Dorming in a single or dorming in a double (or a triple, or a quad., or anything involving having roomates in general!) can be either the best or worst part of your experience as a campus resident in your college or university. Personally, I’ve lived in both a single and a double; luckily, I was blessed with positive experiences during both times, though that isn’t to say that my experiences as a resident have always been perfect. That being said, Collegiates, here are some of the considerable pros and cons of living the single and double lives during your campus residency!
Ah, the single life. Sounds fun, doesn’t it? It sure does – and it is! That’s because – much like the relationship status titled “single” – when dorming in a single, your main concern is – well – YOU! And who doesn’t love their quality “me-time”? I know I do! Of course some of your concerns might include your suitemate next door (whom you should be mindful of!) but at the end of the day, you’re in your room – not anyone else’s. Maybe you share a room with a sibling at home who has completely different tastes than you. In a single, you can populate your room with decorations as you so wish and even if you aren’t much for decor, who cares? The room is yours. Sure, singles are typically way smaller than other rooms, but how much space do you really need? After all, it’s just you. So don’t worry about waking someone up if you’re an early-bird or if your sleeping habits follow a more nocturnal pattern. Need to watch that show that you just can’t miss, want watch the movie that never fails to make you laugh or are you in the mood to play your new favorite artist loudly (Scandal; Couple’s Retreat; and Sam Smith, anyone?) Be respectful of your residence hall’s “quiet hours”, otherwise, go for it! On the contrary, if you’re not a fan of such noise or if you want to study in peace and quiet without having to go to the library, just close your door. Can’t sleep with the lights on or with the closet door open? You don’t have to. It’s as simple as that. Basically, if you your live life more comfortably knowing that at the end of the day you can go back to a space that’s only yours (unless you want to share it with someone, which – on occasion – you might) then the single life is definitely for you.

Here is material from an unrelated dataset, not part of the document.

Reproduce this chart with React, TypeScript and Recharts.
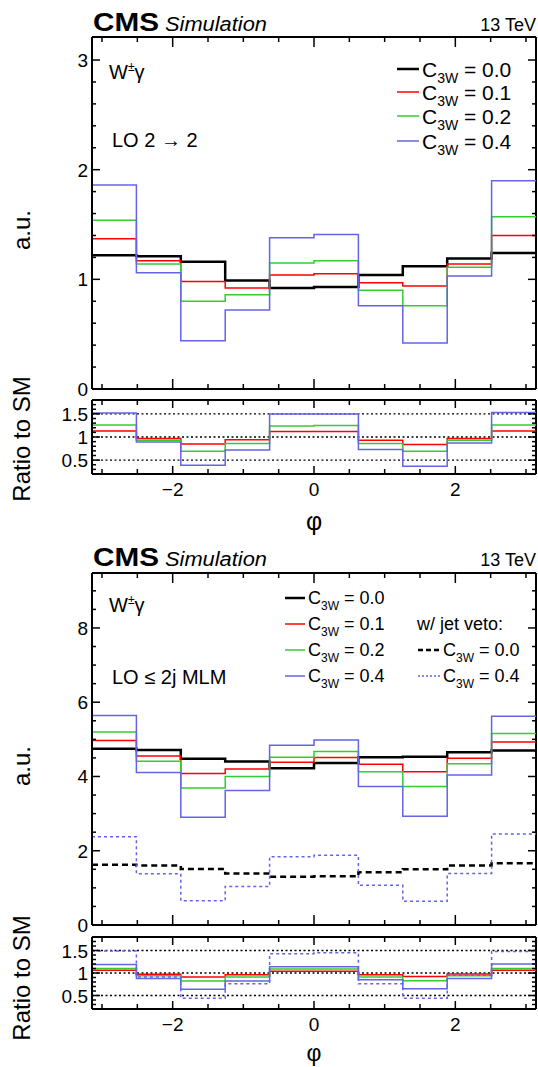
import { LineChart, Line, XAxis, YAxis, ReferenceLine } from 'recharts';

const FONT = '"Liberation Sans", Arial, Helvetica, sans-serif';
const PAGE_W = 538;
const PLOT_LEFT = 92;
const PLOT_W = 444;

// phi bin edges (10 bins over -pi..pi)
const binEdges = [-3.1416, -2.5133, -1.885, -1.2566, -0.6283, 0, 0.6283, 1.2566, 1.885, 2.5133, 3.1416];
const phiTicks = [-3, -2.5, -2, -1.5, -1, -0.5, 0, 0.5, 1, 1.5, 2, 2.5, 3];
const phiLabels = [-2, 0, 2];

// upper panel: LO 2 -> 2
const lo22C00 = [1.22, 1.21, 1.16, 0.99, 0.92, 0.93, 1.04, 1.12, 1.19, 1.24];
const lo22C01 = [1.37, 1.17, 0.98, 0.92, 1.04, 1.05, 0.97, 0.94, 1.14, 1.40];
const lo22C02 = [1.54, 1.14, 0.80, 0.86, 1.15, 1.17, 0.90, 0.76, 1.11, 1.57];
const lo22C04 = [1.86, 1.06, 0.44, 0.72, 1.38, 1.41, 0.76, 0.42, 1.03, 1.90];
const lo22RatioC01 = [1.13, 0.97, 0.85, 0.94, 1.12, 1.12, 0.93, 0.84, 0.97, 1.13];
const lo22RatioC02 = [1.26, 0.93, 0.69, 0.86, 1.24, 1.25, 0.86, 0.69, 0.93, 1.26];
const lo22RatioC04 = [1.52, 0.89, 0.39, 0.72, 1.50, 1.50, 0.73, 0.37, 0.87, 1.53];

// lower panel: LO <= 2j MLM
const mlmC00 = [4.75, 4.71, 4.48, 4.40, 4.22, 4.36, 4.52, 4.53, 4.65, 4.70];
const mlmC01 = [4.97, 4.55, 4.08, 4.20, 4.38, 4.51, 4.33, 4.13, 4.49, 4.93];
const mlmC02 = [5.20, 4.41, 3.69, 4.00, 4.52, 4.67, 4.13, 3.73, 4.34, 5.16];
const mlmC04 = [5.64, 4.11, 2.90, 3.62, 4.84, 4.98, 3.73, 2.93, 4.04, 5.62];
const vetoC00 = [1.62, 1.60, 1.51, 1.39, 1.30, 1.31, 1.42, 1.50, 1.60, 1.66];
const vetoC04 = [2.38, 1.38, 0.65, 1.04, 1.84, 1.88, 1.07, 0.64, 1.39, 2.45];
const mlmRatioC01 = [1.06, 0.97, 0.91, 0.96, 1.04, 1.04, 0.96, 0.92, 0.98, 1.06];
const mlmRatioC02 = [1.10, 0.94, 0.82, 0.91, 1.09, 1.09, 0.91, 0.83, 0.94, 1.10];
const mlmRatioC04 = [1.19, 0.88, 0.64, 0.82, 1.14, 1.14, 0.85, 0.65, 0.88, 1.20];
const vetoRatioC04 = [1.49, 0.91, 0.44, 0.76, 1.43, 1.45, 0.76, 0.44, 0.95, 1.48];

// y ticks
const lo22Ticks = [0, 0.2, 0.4, 0.6, 0.8, 1, 1.2, 1.4, 1.6, 1.8, 2, 2.2, 2.4, 2.6, 2.8, 3];
const lo22Majors = [0, 1, 2, 3];
const mlmTicks = [0, 0.5, 1, 1.5, 2, 2.5, 3, 3.5, 4, 4.5, 5, 5.5, 6, 6.5, 7, 7.5, 8, 8.5, 9];
const mlmMajors = [0, 2, 4, 6, 8];
const ratioTicks = [0.3, 0.4, 0.5, 0.6, 0.7, 0.8, 0.9, 1, 1.1, 1.2, 1.3, 1.4, 1.5, 1.6, 1.7];
const ratioMajors = [0.5, 1, 1.5];
const ratioGuides = [0.5, 1, 1.5];

const BLACK = '#000000';
const RED = '#ff0000';
const GREEN = '#33cc33';
const BLUE = '#6464e6';

type Series = { key: string; values: number[]; color: string; width: number; dash?: string };

function buildRows(series: Series[]) {
  return binEdges.map((edge, i) => {
    const row: Record<string, number> = { phi: edge };
    series.forEach((s) => {
      row[s.key] = s.values[Math.min(i, s.values.length - 1)];
    });
    return row;
  });
}

const fmtPhi = (v: number) => (v < 0 ? '\u2212' + Math.abs(v) : String(v));

function makeXTick(plotH: number, majorLen: number, minorLen: number, labels: boolean) {
  return (props: any) => {
    const { x, y, payload } = props;
    const v = payload.value;
    const major = phiLabels.includes(v);
    const len = major ? majorLen : minorLen;
    return (
      <g>
        <line x1={x} y1={y} x2={x} y2={y - len} stroke="#000" strokeWidth={1.5} />
        <line x1={x} y1={y - plotH} x2={x} y2={y - plotH + len} stroke="#000" strokeWidth={1.5} />
        {labels && major && (
          <text x={x} y={y + 22} textAnchor="middle" fontSize={19} fontFamily={FONT} fill="#000">
            {fmtPhi(v)}
          </text>
        )}
      </g>
    );
  };
}

function makeYTick(majors: number[], majorLen: number, minorLen: number) {
  return (props: any) => {
    const { x, y, payload } = props;
    const v = payload.value;
    const major = majors.includes(v);
    const len = major ? majorLen : minorLen;
    return (
      <g>
        <line x1={x} y1={y} x2={x + len} y2={y} stroke="#000" strokeWidth={1.5} />
        <line x1={x + PLOT_W} y1={y} x2={x + PLOT_W - len} y2={y} stroke="#000" strokeWidth={1.5} />
        {major && (
          <text x={x - 4} y={y + 7} textAnchor="end" fontSize={19} fontFamily={FONT} fill="#000">
            {String(v)}
          </text>
        )}
      </g>
    );
  };
}

interface PanelProps {
  top: number;
  plotH: number;
  yMax: number;
  yMin: number;
  yTicks: number[];
  yMajors: number[];
  series: Series[];
  guides?: number[];
  xLabels: boolean;
  ratio: boolean;
}

function HistPanel({ top, plotH, yMin, yMax, yTicks, yMajors, series, guides = [], xLabels, ratio }: PanelProps) {
  const mTop = 10;
  const axisH = xLabels ? 30 : 12;
  const rows = buildRows(series);
  return (
    <div style={{ position: 'absolute', left: 0, top: top - mTop }}>
      <LineChart
        width={PAGE_W}
        height={plotH + mTop + axisH}
        data={rows}
        margin={{ top: mTop, right: 2, bottom: 0, left: 0 }}
      >
        <XAxis
          dataKey="phi"
          type="number"
          domain={[binEdges[0], binEdges[binEdges.length - 1]]}
          allowDataOverflow
          ticks={phiTicks}
          interval={0}
          height={axisH}
          tickSize={0}
          tickMargin={0}
          axisLine={{ stroke: '#000', strokeWidth: 2 }}
          tick={makeXTick(plotH, ratio ? 8 : 10, 5, xLabels)}
        />
        <YAxis
          type="number"
          domain={[yMin, yMax]}
          allowDataOverflow
          ticks={yTicks}
          interval={0}
          width={PLOT_LEFT}
          tickSize={0}
          tickMargin={0}
          axisLine={{ stroke: '#000', strokeWidth: 2 }}
          tick={makeYTick(yMajors, 8, 4)}
        />
        {guides.map((g) => (
          <ReferenceLine key={g} y={g} stroke="#000" strokeWidth={1.3} strokeDasharray="2 2.5" />
        ))}
        <ReferenceLine y={yMax} stroke="#000" strokeWidth={2} />
        <ReferenceLine x={binEdges[binEdges.length - 1]} stroke="#000" strokeWidth={2} />
        {series.map((s) => (
          <Line
            key={s.key}
            dataKey={s.key}
            type="stepAfter"
            stroke={s.color}
            strokeWidth={s.width}
            strokeDasharray={s.dash}
            dot={false}
            activeDot={false}
            isAnimationActive={false}
          />
        ))}
      </LineChart>
    </div>
  );
}

function Coef({ x, y, value, size }: { x: number; y: number; value: string; size: number }) {
  const sub = Math.round(size * 0.68);
  return (
    <text x={x} y={y + size * 0.36} fontSize={size} fontFamily={FONT} fill="#000">
      C
      <tspan fontSize={sub} dy={size * 0.3}>3W</tspan>
      <tspan dy={-size * 0.3}>{' = ' + value}</tspan>
    </text>
  );
}

function LegendRow({ x1, x2, y, color, width, dash, value, size }: any) {
  return (
    <g>
      <line x1={x1} x2={x2} y1={y} y2={y} stroke={color} strokeWidth={width} strokeDasharray={dash} />
      <Coef x={x2 + 3} y={y} value={value} size={size} />
    </g>
  );
}

function Header({ base }: { base: number }) {
  return (
    <g fontFamily={FONT} fill="#000">
      <text x={93} y={base} fontSize={26} fontWeight="bold" textLength={66} lengthAdjust="spacingAndGlyphs">
        CMS
      </text>
      <text x={165} y={base} fontSize={20} fontStyle="italic" textLength={102} lengthAdjust="spacingAndGlyphs">
        Simulation
      </text>
      <text x={536} y={base} fontSize={18} textAnchor="end">
        13 TeV
      </text>
    </g>
  );
}

function Wgamma({ y }: { y: number }) {
  return (
    <text x={109} y={y + 7} fontSize={20} fontFamily={FONT} fill="#000">
      W<tspan fontSize={12} dy={-8}>±</tspan>
      <tspan dy={8}>γ</tspan>
    </text>
  );
}

function Overlay() {
  return (
    <svg
      width={PAGE_W}
      height={1067}
      style={{ position: 'absolute', left: 0, top: 0, pointerEvents: 'none' }}
    >
      <Header base={31} />
      <Wgamma y={72} />
      <text x={112} y={147} fontSize={20} fontFamily={FONT} fill="#000">
        LO 2 → 2
      </text>
      <LegendRow x1={397} x2={419} y={69} color={BLACK} width={2.5} value="0.0" size={21} />
      <LegendRow x1={397} x2={419} y={92} color={RED} width={1.5} value="0.1" size={21} />
      <LegendRow x1={397} x2={419} y={116} color={GREEN} width={1.5} value="0.2" size={21} />
      <LegendRow x1={397} x2={419} y={141} color={BLUE} width={1.5} value="0.4" size={21} />
      <text transform="translate(30,230) rotate(-90)" textAnchor="middle" fontSize={24} fontFamily={FONT}>
        a.u.
      </text>
      <text transform="translate(30,439) rotate(-90)" textAnchor="middle" fontSize={24} fontFamily={FONT}>
        Ratio to SM
      </text>
      <text x={314} y={530} textAnchor="middle" fontSize={25} fontFamily={FONT}>
        φ
      </text>

      <Header base={566} />
      <Wgamma y={605} />
      <text x={112} y={684} fontSize={20} fontFamily={FONT} fill="#000">
        LO ≤ 2j MLM
      </text>
      <LegendRow x1={285} x2={305} y={598} color={BLACK} width={2.5} value="0.0" size={18} />
      <LegendRow x1={285} x2={305} y={624} color={RED} width={1.5} value="0.1" size={18} />
      <LegendRow x1={285} x2={305} y={650} color={GREEN} width={1.5} value="0.2" size={18} />
      <LegendRow x1={285} x2={305} y={676} color={BLUE} width={1.5} value="0.4" size={18} />
      <text x={417} y={630} fontSize={18} fontFamily={FONT}>
        w/ jet veto:
      </text>
      <LegendRow x1={418} x2={440} y={650} color={BLACK} width={2.5} dash="5 3" value="0.0" size={18} />
      <LegendRow x1={418} x2={440} y={676} color={BLUE} width={1.5} dash="2 2" value="0.4" size={18} />
      <text transform="translate(30,766) rotate(-90)" textAnchor="middle" fontSize={24} fontFamily={FONT}>
        a.u.
      </text>
      <text transform="translate(30,978) rotate(-90)" textAnchor="middle" fontSize={24} fontFamily={FONT}>
        Ratio to SM
      </text>
      <text x={314} y={1061} textAnchor="middle" fontSize={23} fontFamily={FONT}>
        φ
      </text>
    </svg>
  );
}

const lo22Main: Series[] = [
  { key: 'c00', values: lo22C00, color: BLACK, width: 2.5 },
  { key: 'c01', values: lo22C01, color: RED, width: 1.5 },
  { key: 'c02', values: lo22C02, color: GREEN, width: 1.5 },
  { key: 'c04', values: lo22C04, color: BLUE, width: 1.5 },
];
const lo22Ratio: Series[] = [
  { key: 'r01', values: lo22RatioC01, color: RED, width: 1.5 },
  { key: 'r02', values: lo22RatioC02, color: GREEN, width: 1.5 },
  { key: 'r04', values: lo22RatioC04, color: BLUE, width: 1.5 },
];
const mlmMain: Series[] = [
  { key: 'c00', values: mlmC00, color: BLACK, width: 2.5 },
  { key: 'c01', values: mlmC01, color: RED, width: 1.5 },
  { key: 'c02', values: mlmC02, color: GREEN, width: 1.5 },
  { key: 'c04', values: mlmC04, color: BLUE, width: 1.5 },
  { key: 'v00', values: vetoC00, color: BLACK, width: 2.5, dash: '6 4' },
  { key: 'v04', values: vetoC04, color: BLUE, width: 1.5, dash: '3 3' },
];
const mlmRatio: Series[] = [
  { key: 'r01', values: mlmRatioC01, color: RED, width: 1.5 },
  { key: 'r02', values: mlmRatioC02, color: GREEN, width: 1.5 },
  { key: 'r04', values: mlmRatioC04, color: BLUE, width: 1.5 },
  { key: 'rv4', values: vetoRatioC04, color: BLUE, width: 1.5, dash: '3 3' },
];

export default function App() {
  return (
    <div style={{ position: 'absolute', left: 0, top: 0, width: PAGE_W, height: 1067, background: '#fff', fontFamily: FONT }}>
      <HistPanel top={37} plotH={352} yMin={0} yMax={3.21} yTicks={lo22Ticks} yMajors={lo22Majors} series={lo22Main} xLabels={false} ratio={false} />
      <HistPanel top={400} plotH={74} yMin={0.2} yMax={1.8} yTicks={ratioTicks} yMajors={ratioMajors} series={lo22Ratio} guides={ratioGuides} xLabels ratio />
      <HistPanel top={573} plotH={352} yMin={0} yMax={9.48} yTicks={mlmTicks} yMajors={mlmMajors} series={mlmMain} xLabels={false} ratio={false} />
      <HistPanel top={937} plotH={72} yMin={0.2} yMax={1.8} yTicks={ratioTicks} yMajors={ratioMajors} series={mlmRatio} guides={ratioGuides} xLabels ratio />
      <Overlay />
    </div>
  );
}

That being said, though, living the single life can get lonely, especially if you don’t know how to be alone. If you’re more of a person who actually prefers being in the company of others as opposed to spending time and especially nights alone – you might consider living in a double (or a triple, or a quad. – etc.). The double life is much like being in a relationship with a significant other: the other person’s main concerns are your concerns and vice versa. Why? Because you’re not just sharing a common space, like a bathroom or a sink. Instead, you’re sharing a room. But having a roommate isn’t as bad as some people make it seem. You might even become best friends. I dormed with the same person during both my freshman and sophomore years and though I’m now dorming in a single as a junior and she’s commuting, she and I have remained close and meet up on campus all the time. Sometimes we even have sleepovers, just for old time’s sake (or just because she either missed her train home or has an early class the next morning!). It is possible that you and your roomate(s) will create a bond like no other because you lived with each other and tolerated one another’s preferences, to say the least. If you’re a more easy-going person who doesn’t have a problem with sometimes compromising, then living a double life is definitely for you, especially if you prefer someone else’s company rather than your own.
Collegiates, don’t forget that – like everything else in life – the good must be taken with the bad and your experiences during your time as a resident (whether they are good or not!) will only become what you make of them!